Following his injury, it wasn't until June 2023 that he was able to return to playing. After coming on as a second-half substitute, Iwabuchi scored in his first game back in a 5–1 victory for Iwaki over Omiya Ardija. He then went on to score six goals in his next six games, all after coming on as a substitute. For this run of form, Iwabuchi was awarded the July Monthly MVP award. He finished the season with seven goals in 20 appearances.

===Fagiano Okayama===
In December 2023, it was announced that Iwabuchi would be transferring to Fagiano Okayama ahead of the 2024 season. He made his debut on the first game of the season in a 3–0 victory over Tochigi SC. He scored his first goal for the club in April, in a 2–0 victory over Roasso Kumamoto. He had a slow goal-scoring start at his new club, only scoring 1 goal in his first 12 games. However, his form picked up and he scored in 4 straight games in May and June. He finished the season with 13 goals in 34 league games, helping Okayama finish in the play-off places in 5th. In the promotion play-offs, Iwabuchi scored in the play-off semi-final win over Montedio Yamagata and also started the play-off final against Vegalta Sendai, which Okayama won 2–0 and gained promotion to the J1 League for the first time in their history. At the end of season awards, Iwabuchi was nominated for the Best XI award, but did not make the final XI.

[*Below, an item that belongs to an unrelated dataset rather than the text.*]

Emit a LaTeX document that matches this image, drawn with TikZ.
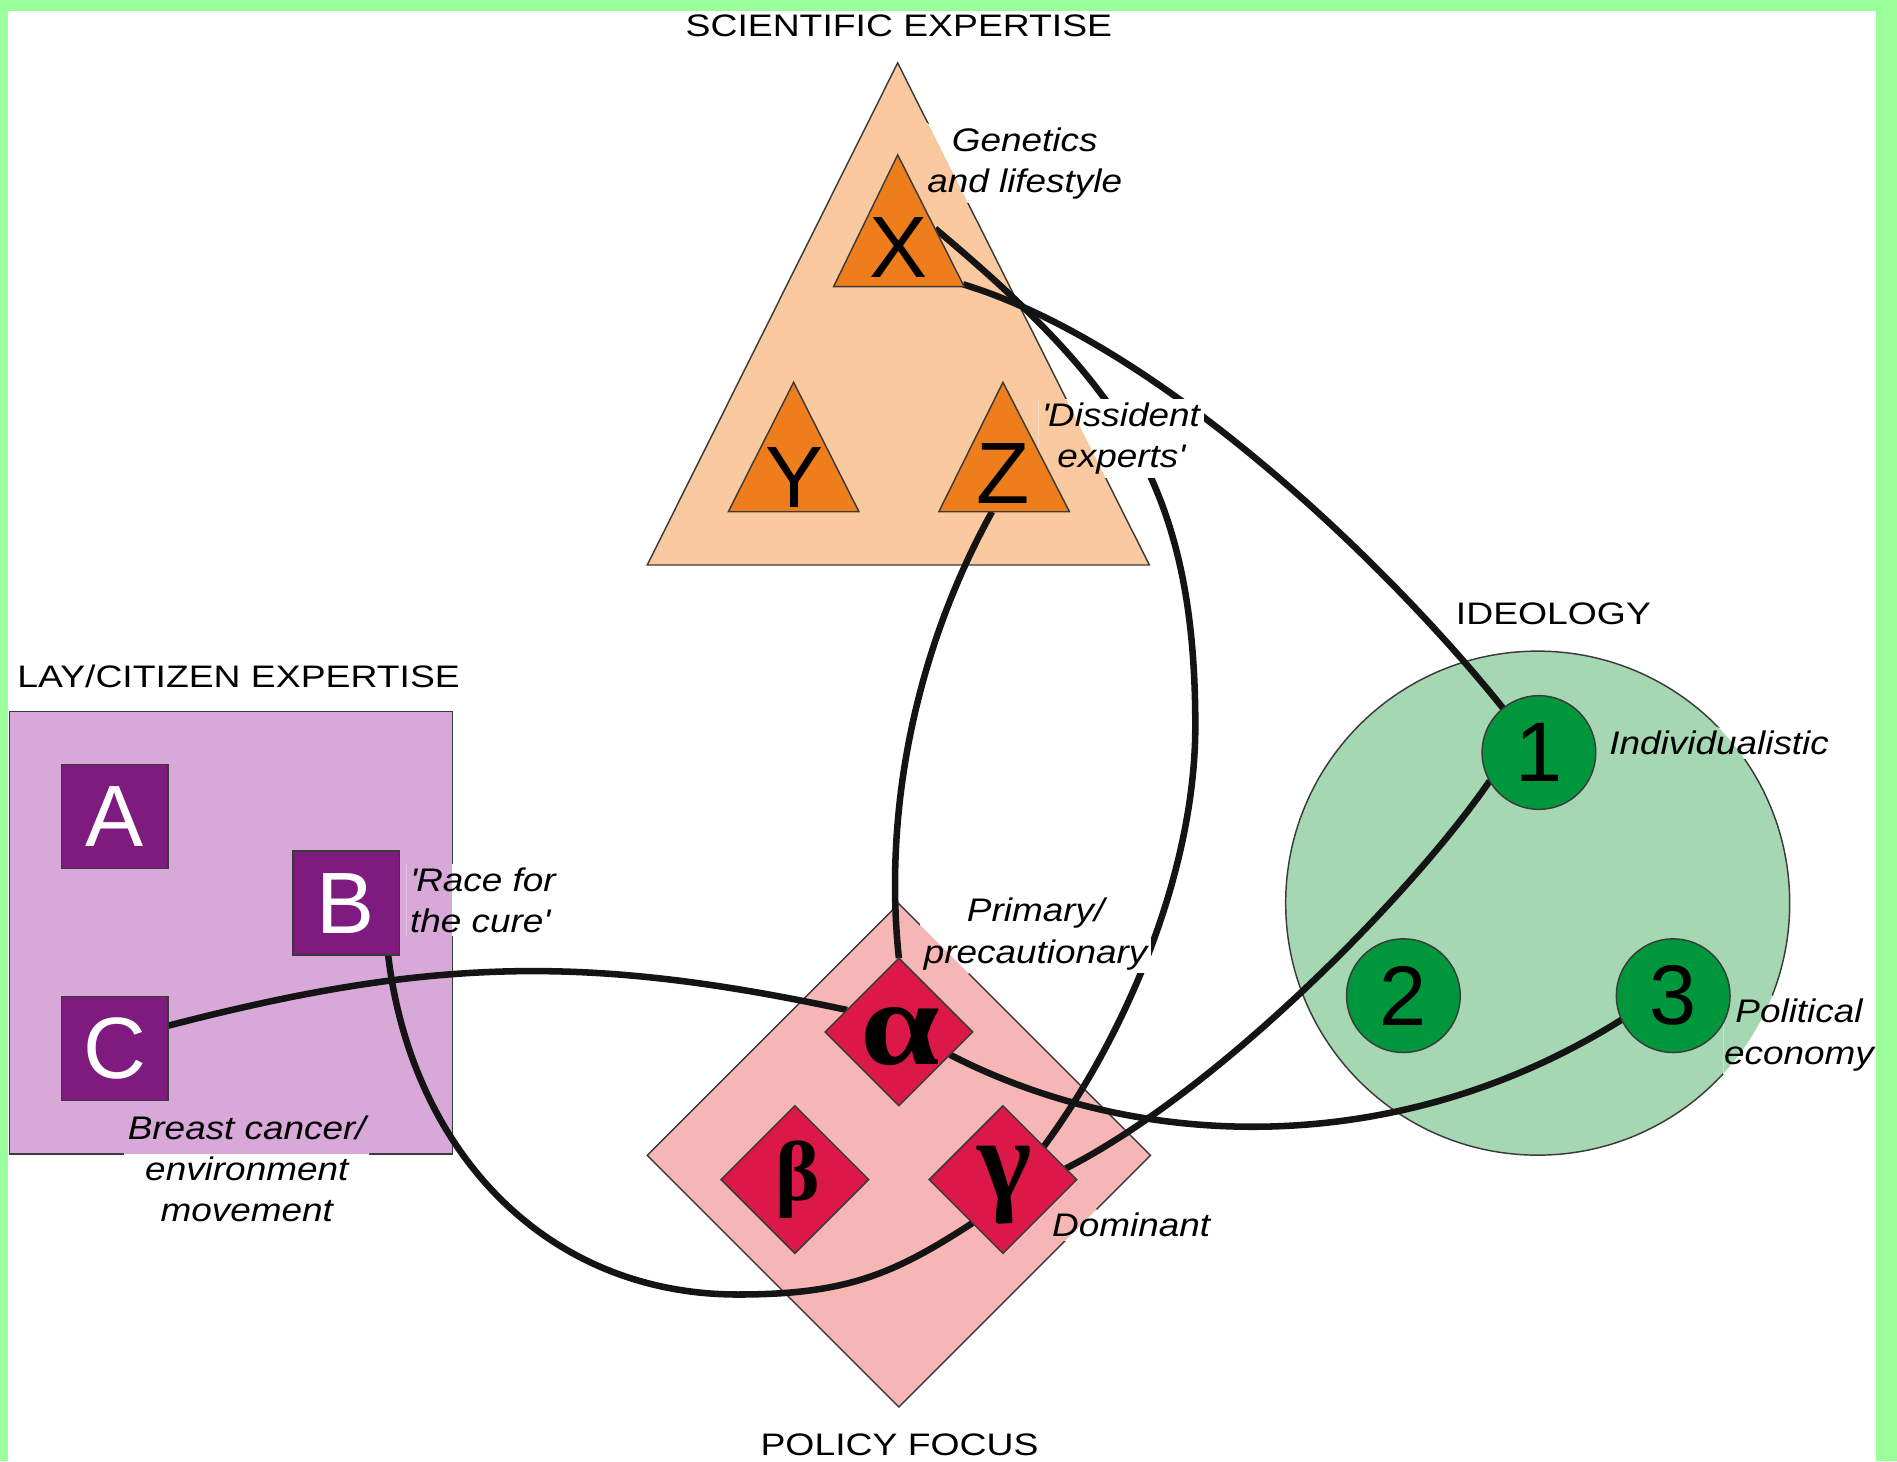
\documentclass[tikz,border=0pt]{standalone}
\usepackage{fontspec}
\setmainfont{Liberation Sans}
\newfontfamily\titlefont[FakeStretch=1.2]{Liberation Sans}
\newfontfamily\lblfont[FakeStretch=1.13]{Liberation Sans}
\newfontfamily\greekfont{Liberation Serif}
\newfontfamily\greekwide[FakeStretch=1.18]{Liberation Serif}
\usetikzlibrary{shapes.geometric}
\pgfdeclarelayer{bgl}\pgfdeclarelayer{curvel}\pgfdeclarelayer{labell}
\pgfsetlayers{bgl,curvel,labell,main}
\definecolor{frameg}{HTML}{99FF99}
\definecolor{peach}{HTML}{FAC9A0}
\definecolor{orng}{HTML}{EE7D1C}
\definecolor{lilac}{HTML}{D8A8D8}
\definecolor{plum}{HTML}{7F1A7F}
\definecolor{pinkd}{HTML}{F7B6B6}
\definecolor{crim}{HTML}{DC1848}
\definecolor{mint}{HTML}{A5D7B3}
\definecolor{dgreen}{HTML}{00963C}
\definecolor{edgec}{HTML}{3A3A3A}
\definecolor{curvec}{HTML}{141414}
\tikzset{
  thinedge/.style={draw=edgec, line width=0.6pt},
  bigbox/.style={rectangle, fill=lilac, thinedge, minimum width=183pt, minimum height=183pt, inner sep=0pt, outer sep=0pt},
  bigdia/.style={diamond, fill=pinkd, thinedge, minimum width=208pt, minimum height=208pt, inner sep=0pt, outer sep=0pt},
  bigcirc/.style={circle, fill=mint, thinedge, minimum size=208.3pt, inner sep=0pt, outer sep=0pt},
  sq/.style={rectangle, fill=plum, thinedge, minimum width=44pt, minimum height=43pt, inner sep=0pt, outer sep=0pt, text=white, font=\fontsize{36}{40}\selectfont},
  rd/.style={diamond, fill=crim, thinedge, minimum width=61pt, minimum height=61pt, inner sep=0pt, outer sep=0pt},
  gcirc/.style={circle, fill=dgreen, thinedge, minimum size=47pt, inner sep=0pt, outer sep=0pt, font=\fontsize{35}{40}\selectfont},
  tri/.style={fill=orng, thinedge},
  trilet/.style={inner sep=0pt, font=\fontsize{36}{40}\selectfont},
  greek/.style={inner sep=0pt},
  conn/.style={draw=curvec, line width=2.7pt},
  lbl/.style={fill=white, inner sep=1.5pt, align=center, font=\lblfont\itshape\fontsize{13.5}{17}\selectfont},
  ttl/.style={inner sep=0pt, font=\titlefont\fontsize{12.85}{15}\selectfont},
}
\begin{document}
\begin{tikzpicture}[x=0.5pt, y=-0.5pt]
\useasboundingbox (0,0) rectangle (1568,1208);
% ---------- background and big shapes
\begin{pgfonlayer}{bgl}
\fill[frameg] (0,0) rectangle (1568,1208);
\fill[white] (7,9) rectangle (1551,1208);
\coordinate (T1) at (742,52);
\coordinate (T2) at (950,467);
\coordinate (T3) at (535,467);
\filldraw[fill=peach, thinedge] (T1) -- (T2) -- (T3) -- cycle;
\node[bigbox] (LB) at (191,771) {};
\node[bigdia] (PD) at (743,955) {};
\node[bigcirc] (GC) at (1271,746.5) {};
\end{pgfonlayer}
% ---------- small shapes
\filldraw[tri] (742,128) -- (797,237) -- (689,237) -- cycle;
\filldraw[tri] (656,316) -- (710,423) -- (602,423) -- cycle;
\filldraw[tri] (829,316) -- (884,423) -- (776,423) -- cycle;
\coordinate (Xr) at (773,189);
\coordinate (Xc) at (796,235);
\coordinate (Zb) at (820,423);
\node[trilet] (X) at (742.7,205) {X};
\node[trilet] (Y) at (657,395) {Y};
\node[trilet] (Z) at (829,391.5) {Z};
\node[sq] (A) at (95,675) {A};
\node[sq] (B) at (286,746.5) {B};
\node[sq] (C) at (95,866.5) {C};
\node[rd] (alpha) at (743,853) {};
\node[rd] (beta) at (657,975) {};
\node[rd] (gamma) at (829,975) {};
\node[greek, font=\greekwide\bfseries\fontsize{50}{54}\selectfont] (alpha-t) at (744.5,857) {α};
\node[greek, font=\greekfont\bfseries\fontsize{35}{40}\selectfont] (beta-t) at (659.5,975) {β};
\node[greek, font=\greekfont\bfseries\fontsize{48}{50}\selectfont] (gamma-t) at (830.7,980) {γ};
\node[gcirc] (n1) at (1272,622) {1};
\node[gcirc] (n2) at (1160,823) {2};
\node[gcirc] (n3) at (1383,823) {3};
% ---------- connectors
\begin{pgfonlayer}{curvel}
\draw[conn] (Xc) .. controls (960,285) and (1150,470) .. (n1.129);
\draw[conn] (Xr) .. controls (925,317) and (988,400) .. (988,600) .. controls (988,720) and (931,855) .. (gamma.39);
\draw[conn] (Zb) .. controls (752,546) and (731,680) .. (alpha.north);
\draw[conn] (C.23) .. controls (361,790) and (490,790) .. (alpha.157);
\draw[conn] (alpha.-24) .. controls (947,955) and (1160,956) .. (n3.205);
\draw[conn] (n1.210) .. controls (1170,735) and (1010,900) .. (gamma.10);
\draw[conn] (B.-51) .. controls (340,950) and (450,1070) .. (610,1070) .. controls (700,1070) and (739,1053) .. (gamma.235);
\end{pgfonlayer}
% ---------- labels
\begin{pgfonlayer}{labell}
\node[lbl, path picture={\fill[peach] (T1) -- (T2) -- (T3) -- cycle;}] (lgen) at (847,135) {Genetics\\and lifestyle};
\node[lbl, path picture={\fill[peach] (T1) -- (T2) -- (T3) -- cycle;}] (ldis) at (926.5,362.4) {\textquotesingle Dissident\\experts\textquotesingle};
\node[lbl, path picture={\fill[pinkd] (PD.north) -- (PD.east) -- (PD.south) -- (PD.west) -- cycle;}] (lprim) at (856,772) {Primary/\\precautionary};
\node[lbl, path picture={\fill[pinkd] (PD.north) -- (PD.east) -- (PD.south) -- (PD.west) -- cycle;}] (ldom) at (935,1012.7) {Dominant};
\node[lbl, path picture={\fill[mint] (GC.center) circle[radius=104.15pt];}] (lind) at (1421,614.4) {Individualistic};
\node[lbl, inner xsep=0.3pt, path picture={\fill[mint] (GC.center) circle[radius=104.15pt];}] (lpol) at (1487,855.5) {Political\\economy};
\node[lbl, align=left, anchor=west, path picture={\fill[lilac] (LB.south west) rectangle (LB.north east);}] (lrace) at (335.5,744) {\textquotesingle Race for\\the cure\textquotesingle};
\node[lbl, path picture={\fill[lilac] (LB.south west) rectangle (LB.north east);}] (lbreast) at (204,966) {Breast cancer/\\environment\\movement};
\node[ttl] (tsci) at (743,21.4) {SCIENTIFIC EXPERTISE};
\node[ttl, anchor=west] (tlay) at (14,559) {LAY/CITIZEN EXPERTISE};
\node[ttl] (tide) at (1284,507.5) {IDEOLOGY};
\node[ttl] (tpol) at (743.5,1194) {POLICY FOCUS};
\end{pgfonlayer}
\end{tikzpicture}
\end{document}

Iwabuchi made his J1 League debut in February 2025, in a 2–0 victory over Gamba Osaka. He then had to wait until August to score his first J1 goal, as he scored in back-to-back games against Gamba Osaka and Kashiwa Reysol respectively.

===Vegalta Sendai===
In December 2025, it was announced that Iwabuchi would be joining J2 League club Vegalta Sendai ahead of the J2–J3 100 Year Vision League. Although this meant he would be dropping down a division, in a statement Iwabuchi described Vegalta Sendai as a club he had "loved and admired since elementary school", adding that his decision was ultimately based on "my heart and my love for Vegalta."

==Career statistics==

===Club===
.

Appearances and goals by club, season and competition
| Club | Season | League |  |  | National Cup |  | League Cup |  | Other |  | Total |  |
| Division | Apps | Goals | Apps | Goals | Apps | Goals | Apps | Goals | Apps | Goals |
| Japan |  |  | League |  | Emperor's Cup |  | J. League Cup |  | Other |  | Total |  |
| Sendai University | 2018 | – |  |  | 2 | 1 | – |  | – |  | 2 | 1 |
| Iwaki FC | 2020 | JFL | 13 | 3 | 2 | 0 | – |  | – |  | 15 | 3 |
| 2021 | JFL | 24 | 6 | 1 | 0 | – |  | – |  | 25 | 6 |
| 2022 | J3 League | 31 | 10 | 0 | 0 | – |  | – |  | 31 | 10 |
| 2023 | J2 League | 20 | 7 | 0 | 0 | – |  | – |  | 20 | 7 |
| Total |  | 88 | 26 | 3 | 0 | 0 | 0 | 0 | 0 | 91 | 26 |
| Fagiano Okayama | 2024 | J2 League | 34 | 13 | 1 | 0 | 1 | 0 | 2 | 1 | 38 | 14 |
| 2025 | J1 League | 32 | 3 | 1 | 0 | 1 | 0 | – |  | 34 | 3 |
| Total |  | 66 | 16 | 2 | 0 | 2 | 0 | 2 | 1 | 72 | 17 |
| Vegalta Sendai | 2026 | J2/J3 (100) | 3 | 1 | – |  | – |  | – |  | 3 | 1 |
| Career total |  |  | 157 | 43 | 7 | 1 | 2 | 0 | 2 | 1 | 168 | 45 |

==Personal life==
Iwabuchi has been a supporter of Vegalta Sendai since he was young.